## Task
Can you set down, exactly as they appear below, the lines from the opening of the material through the one bearing "const panelTags = ['(a)', '(b)', '(c)'];", minus the pictures?

## Given data

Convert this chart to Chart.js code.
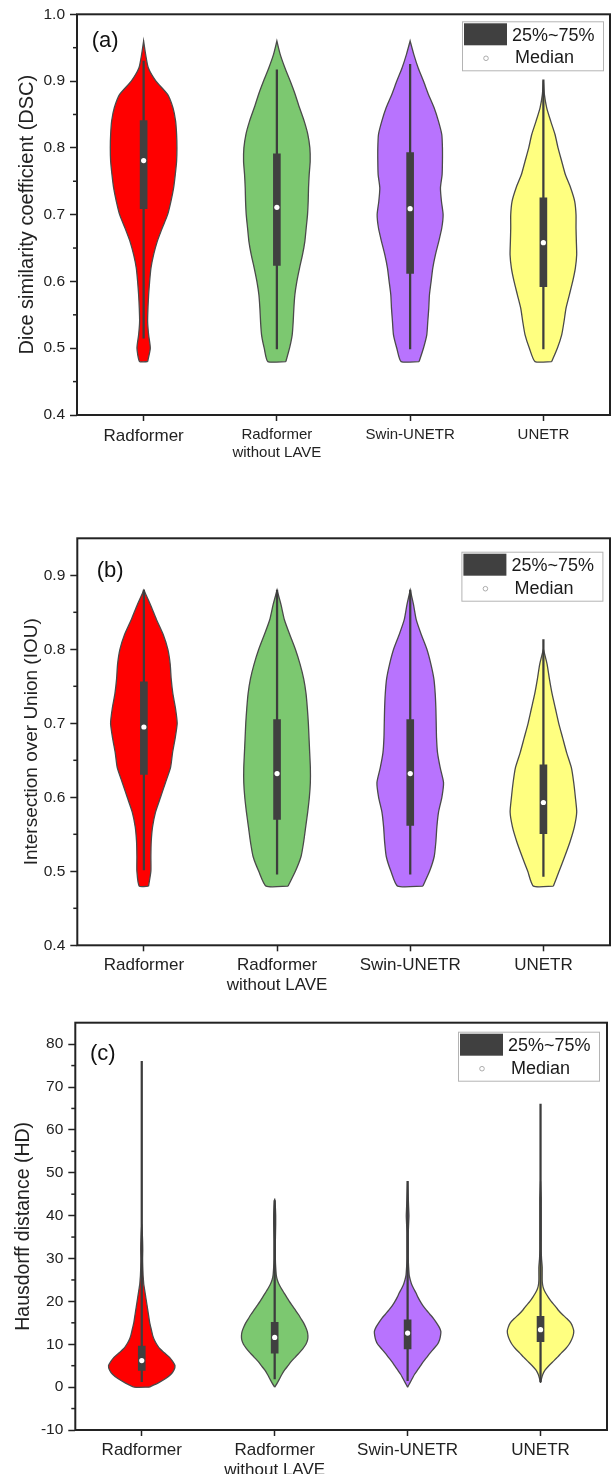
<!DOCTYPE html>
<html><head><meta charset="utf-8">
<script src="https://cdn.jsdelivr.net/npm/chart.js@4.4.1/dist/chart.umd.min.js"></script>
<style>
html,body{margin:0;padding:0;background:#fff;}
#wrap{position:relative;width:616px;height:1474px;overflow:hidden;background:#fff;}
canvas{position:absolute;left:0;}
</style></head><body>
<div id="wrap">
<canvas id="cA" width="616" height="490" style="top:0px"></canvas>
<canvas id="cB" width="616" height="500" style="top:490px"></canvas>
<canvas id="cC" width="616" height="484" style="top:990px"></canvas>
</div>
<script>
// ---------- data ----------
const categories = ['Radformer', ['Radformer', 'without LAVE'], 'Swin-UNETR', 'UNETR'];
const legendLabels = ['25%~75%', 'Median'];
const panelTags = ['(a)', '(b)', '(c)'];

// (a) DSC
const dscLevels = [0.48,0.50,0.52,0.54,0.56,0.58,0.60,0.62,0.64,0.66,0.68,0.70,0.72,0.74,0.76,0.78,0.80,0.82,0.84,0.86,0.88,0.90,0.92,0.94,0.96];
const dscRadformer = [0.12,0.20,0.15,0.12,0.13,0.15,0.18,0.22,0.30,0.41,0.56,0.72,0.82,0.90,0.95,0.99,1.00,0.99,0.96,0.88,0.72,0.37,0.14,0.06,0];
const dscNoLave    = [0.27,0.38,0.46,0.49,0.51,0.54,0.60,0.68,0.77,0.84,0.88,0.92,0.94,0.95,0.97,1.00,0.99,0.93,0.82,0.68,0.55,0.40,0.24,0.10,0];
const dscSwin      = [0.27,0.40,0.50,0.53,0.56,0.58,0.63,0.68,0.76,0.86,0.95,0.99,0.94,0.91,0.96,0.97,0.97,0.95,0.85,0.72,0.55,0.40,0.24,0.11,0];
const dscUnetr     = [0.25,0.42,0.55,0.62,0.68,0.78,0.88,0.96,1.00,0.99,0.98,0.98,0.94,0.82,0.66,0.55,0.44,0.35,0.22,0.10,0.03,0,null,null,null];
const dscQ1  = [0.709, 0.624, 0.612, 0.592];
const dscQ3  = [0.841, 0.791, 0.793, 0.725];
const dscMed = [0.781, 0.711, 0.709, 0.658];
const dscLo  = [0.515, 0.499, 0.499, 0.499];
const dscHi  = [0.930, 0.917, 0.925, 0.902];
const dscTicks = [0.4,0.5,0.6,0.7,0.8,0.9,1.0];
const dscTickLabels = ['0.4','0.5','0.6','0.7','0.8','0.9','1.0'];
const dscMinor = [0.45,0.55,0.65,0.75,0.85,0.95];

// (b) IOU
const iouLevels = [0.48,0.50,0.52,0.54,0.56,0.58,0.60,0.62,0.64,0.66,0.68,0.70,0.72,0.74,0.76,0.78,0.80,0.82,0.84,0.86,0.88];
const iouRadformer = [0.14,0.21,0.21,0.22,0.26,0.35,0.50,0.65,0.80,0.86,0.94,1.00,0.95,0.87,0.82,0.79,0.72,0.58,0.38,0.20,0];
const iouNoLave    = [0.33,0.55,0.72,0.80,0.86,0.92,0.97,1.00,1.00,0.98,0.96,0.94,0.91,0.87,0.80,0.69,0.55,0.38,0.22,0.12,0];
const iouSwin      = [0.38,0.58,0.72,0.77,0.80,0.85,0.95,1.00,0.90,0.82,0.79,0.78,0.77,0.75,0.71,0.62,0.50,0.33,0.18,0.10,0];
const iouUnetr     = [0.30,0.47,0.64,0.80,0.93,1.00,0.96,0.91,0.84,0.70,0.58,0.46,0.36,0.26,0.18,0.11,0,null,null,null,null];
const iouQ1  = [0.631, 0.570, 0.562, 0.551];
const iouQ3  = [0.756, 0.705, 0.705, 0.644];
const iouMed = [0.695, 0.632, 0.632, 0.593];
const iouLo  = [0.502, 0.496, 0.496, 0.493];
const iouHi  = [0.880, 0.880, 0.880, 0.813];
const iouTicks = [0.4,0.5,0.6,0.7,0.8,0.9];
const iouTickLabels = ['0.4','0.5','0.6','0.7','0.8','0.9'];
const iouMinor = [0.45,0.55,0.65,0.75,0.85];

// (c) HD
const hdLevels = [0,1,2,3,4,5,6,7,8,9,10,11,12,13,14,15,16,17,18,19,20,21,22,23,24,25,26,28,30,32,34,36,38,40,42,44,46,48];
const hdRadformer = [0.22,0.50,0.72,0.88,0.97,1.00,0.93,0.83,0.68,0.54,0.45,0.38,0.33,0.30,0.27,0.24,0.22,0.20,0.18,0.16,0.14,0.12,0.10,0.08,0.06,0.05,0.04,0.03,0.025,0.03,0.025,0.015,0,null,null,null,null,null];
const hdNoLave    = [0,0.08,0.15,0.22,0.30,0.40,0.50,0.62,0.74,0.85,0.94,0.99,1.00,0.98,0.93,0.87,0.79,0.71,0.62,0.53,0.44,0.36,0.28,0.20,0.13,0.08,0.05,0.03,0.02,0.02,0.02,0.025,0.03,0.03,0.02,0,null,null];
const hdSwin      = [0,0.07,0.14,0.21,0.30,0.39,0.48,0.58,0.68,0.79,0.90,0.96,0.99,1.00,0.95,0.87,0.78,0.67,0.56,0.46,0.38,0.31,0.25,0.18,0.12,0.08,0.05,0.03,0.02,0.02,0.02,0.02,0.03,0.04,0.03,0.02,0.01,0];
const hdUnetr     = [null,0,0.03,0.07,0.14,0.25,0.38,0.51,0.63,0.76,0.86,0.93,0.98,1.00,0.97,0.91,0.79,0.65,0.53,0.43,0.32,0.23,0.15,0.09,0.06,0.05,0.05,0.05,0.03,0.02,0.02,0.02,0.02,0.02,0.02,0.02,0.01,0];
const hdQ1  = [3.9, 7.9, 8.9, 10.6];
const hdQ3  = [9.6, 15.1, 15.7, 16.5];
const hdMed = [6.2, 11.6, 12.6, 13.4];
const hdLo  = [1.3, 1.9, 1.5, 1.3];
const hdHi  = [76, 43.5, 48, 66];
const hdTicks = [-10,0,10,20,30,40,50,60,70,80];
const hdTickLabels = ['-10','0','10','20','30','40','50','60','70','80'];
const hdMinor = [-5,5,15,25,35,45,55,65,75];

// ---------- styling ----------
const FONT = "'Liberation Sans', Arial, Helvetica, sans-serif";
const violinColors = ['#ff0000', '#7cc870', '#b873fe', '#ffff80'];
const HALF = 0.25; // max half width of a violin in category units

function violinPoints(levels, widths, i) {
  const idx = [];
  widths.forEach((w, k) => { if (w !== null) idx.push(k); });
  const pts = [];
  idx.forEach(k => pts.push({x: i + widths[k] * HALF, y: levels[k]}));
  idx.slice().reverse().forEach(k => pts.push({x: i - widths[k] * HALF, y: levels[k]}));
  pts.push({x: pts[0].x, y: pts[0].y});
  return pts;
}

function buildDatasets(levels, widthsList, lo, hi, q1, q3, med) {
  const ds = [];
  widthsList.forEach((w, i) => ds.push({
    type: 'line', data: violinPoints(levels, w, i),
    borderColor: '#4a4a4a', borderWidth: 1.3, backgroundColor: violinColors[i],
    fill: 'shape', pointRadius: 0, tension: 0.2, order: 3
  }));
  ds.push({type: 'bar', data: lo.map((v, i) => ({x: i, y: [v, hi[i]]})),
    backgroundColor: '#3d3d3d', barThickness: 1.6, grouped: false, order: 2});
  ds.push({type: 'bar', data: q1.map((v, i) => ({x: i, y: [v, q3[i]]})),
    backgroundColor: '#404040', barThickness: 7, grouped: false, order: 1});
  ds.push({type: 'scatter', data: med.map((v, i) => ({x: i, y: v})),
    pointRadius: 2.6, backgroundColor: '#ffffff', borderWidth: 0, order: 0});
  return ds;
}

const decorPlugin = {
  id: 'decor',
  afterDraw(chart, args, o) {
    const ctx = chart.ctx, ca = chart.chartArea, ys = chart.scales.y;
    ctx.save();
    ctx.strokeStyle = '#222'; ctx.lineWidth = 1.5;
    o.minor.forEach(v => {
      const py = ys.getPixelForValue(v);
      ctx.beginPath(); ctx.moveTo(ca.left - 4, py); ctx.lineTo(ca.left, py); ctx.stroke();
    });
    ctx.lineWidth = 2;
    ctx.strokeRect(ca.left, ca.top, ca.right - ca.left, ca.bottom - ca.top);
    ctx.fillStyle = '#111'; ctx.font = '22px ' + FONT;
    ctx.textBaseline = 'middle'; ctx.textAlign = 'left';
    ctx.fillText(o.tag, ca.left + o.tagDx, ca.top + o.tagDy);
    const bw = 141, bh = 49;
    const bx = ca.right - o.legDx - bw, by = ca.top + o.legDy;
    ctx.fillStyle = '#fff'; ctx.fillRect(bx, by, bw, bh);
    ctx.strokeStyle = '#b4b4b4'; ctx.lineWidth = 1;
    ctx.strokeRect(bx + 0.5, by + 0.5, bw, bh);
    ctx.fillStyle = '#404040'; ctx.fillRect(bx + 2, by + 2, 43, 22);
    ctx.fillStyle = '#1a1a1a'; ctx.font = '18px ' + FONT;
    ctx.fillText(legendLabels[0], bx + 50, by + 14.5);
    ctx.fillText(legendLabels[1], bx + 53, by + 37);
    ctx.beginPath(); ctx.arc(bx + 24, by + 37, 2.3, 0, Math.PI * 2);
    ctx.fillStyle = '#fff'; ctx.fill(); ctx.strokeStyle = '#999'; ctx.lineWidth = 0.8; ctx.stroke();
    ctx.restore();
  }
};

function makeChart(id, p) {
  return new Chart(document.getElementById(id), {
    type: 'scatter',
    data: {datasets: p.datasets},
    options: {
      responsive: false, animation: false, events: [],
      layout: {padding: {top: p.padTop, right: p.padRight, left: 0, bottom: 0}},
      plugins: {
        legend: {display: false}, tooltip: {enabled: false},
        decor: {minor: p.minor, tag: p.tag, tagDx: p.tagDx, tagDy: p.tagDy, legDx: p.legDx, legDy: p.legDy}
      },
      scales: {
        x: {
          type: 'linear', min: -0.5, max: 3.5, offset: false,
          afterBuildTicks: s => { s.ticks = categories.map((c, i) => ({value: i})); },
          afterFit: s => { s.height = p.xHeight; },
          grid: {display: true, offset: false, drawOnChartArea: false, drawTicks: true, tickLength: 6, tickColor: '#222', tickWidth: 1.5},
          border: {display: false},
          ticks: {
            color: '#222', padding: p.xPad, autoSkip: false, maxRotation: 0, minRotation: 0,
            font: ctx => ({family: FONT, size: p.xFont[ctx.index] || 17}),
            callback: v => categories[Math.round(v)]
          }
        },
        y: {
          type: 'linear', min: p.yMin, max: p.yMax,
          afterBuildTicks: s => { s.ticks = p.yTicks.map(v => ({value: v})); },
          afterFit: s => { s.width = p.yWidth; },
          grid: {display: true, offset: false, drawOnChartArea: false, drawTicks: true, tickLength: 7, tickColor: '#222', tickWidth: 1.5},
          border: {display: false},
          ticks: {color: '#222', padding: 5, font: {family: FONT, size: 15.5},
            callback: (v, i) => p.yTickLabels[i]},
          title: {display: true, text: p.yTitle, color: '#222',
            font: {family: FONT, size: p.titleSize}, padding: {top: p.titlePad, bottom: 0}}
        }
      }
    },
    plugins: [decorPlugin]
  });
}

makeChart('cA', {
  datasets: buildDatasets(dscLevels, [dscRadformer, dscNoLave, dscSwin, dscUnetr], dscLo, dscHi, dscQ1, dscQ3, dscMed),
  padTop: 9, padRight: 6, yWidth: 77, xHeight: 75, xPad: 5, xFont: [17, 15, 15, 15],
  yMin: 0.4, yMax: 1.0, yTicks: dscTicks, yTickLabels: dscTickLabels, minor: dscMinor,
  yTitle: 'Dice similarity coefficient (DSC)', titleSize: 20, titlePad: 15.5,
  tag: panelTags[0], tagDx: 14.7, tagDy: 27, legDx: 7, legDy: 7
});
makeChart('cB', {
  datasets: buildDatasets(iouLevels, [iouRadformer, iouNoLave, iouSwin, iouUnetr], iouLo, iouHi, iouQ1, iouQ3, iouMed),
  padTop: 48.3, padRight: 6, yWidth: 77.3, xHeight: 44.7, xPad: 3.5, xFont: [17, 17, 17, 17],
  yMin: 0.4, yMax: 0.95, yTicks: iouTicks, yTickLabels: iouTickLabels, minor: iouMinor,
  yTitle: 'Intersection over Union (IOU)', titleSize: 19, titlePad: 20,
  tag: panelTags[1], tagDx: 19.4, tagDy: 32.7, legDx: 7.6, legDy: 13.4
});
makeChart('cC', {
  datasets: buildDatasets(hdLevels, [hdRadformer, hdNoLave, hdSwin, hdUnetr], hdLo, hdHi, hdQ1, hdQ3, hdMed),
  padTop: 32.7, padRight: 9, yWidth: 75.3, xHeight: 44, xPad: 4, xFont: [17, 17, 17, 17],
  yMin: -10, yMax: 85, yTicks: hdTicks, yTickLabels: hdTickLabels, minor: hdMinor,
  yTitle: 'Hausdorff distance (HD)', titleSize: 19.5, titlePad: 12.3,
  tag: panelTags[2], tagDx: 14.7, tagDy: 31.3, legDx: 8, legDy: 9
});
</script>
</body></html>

## Final result
Convert this chart to Chart.js code.
<!DOCTYPE html>
<html><head><meta charset="utf-8">
<script src="https://cdn.jsdelivr.net/npm/chart.js@4.4.1/dist/chart.umd.min.js"></script>
<style>
html,body{margin:0;padding:0;background:#fff;}
#wrap{position:relative;width:616px;height:1474px;overflow:hidden;background:#fff;}
canvas{position:absolute;left:0;}
</style></head><body>
<div id="wrap">
<canvas id="cA" width="616" height="490" style="top:0px"></canvas>
<canvas id="cB" width="616" height="500" style="top:490px"></canvas>
<canvas id="cC" width="616" height="484" style="top:990px"></canvas>
</div>
<script>
// ---------- data ----------
const categories = ['Radformer', ['Radformer', 'without LAVE'], 'Swin-UNETR', 'UNETR'];
const legendLabels = ['25%~75%', 'Median'];
const panelTags = ['(a)', '(b)', '(c)'];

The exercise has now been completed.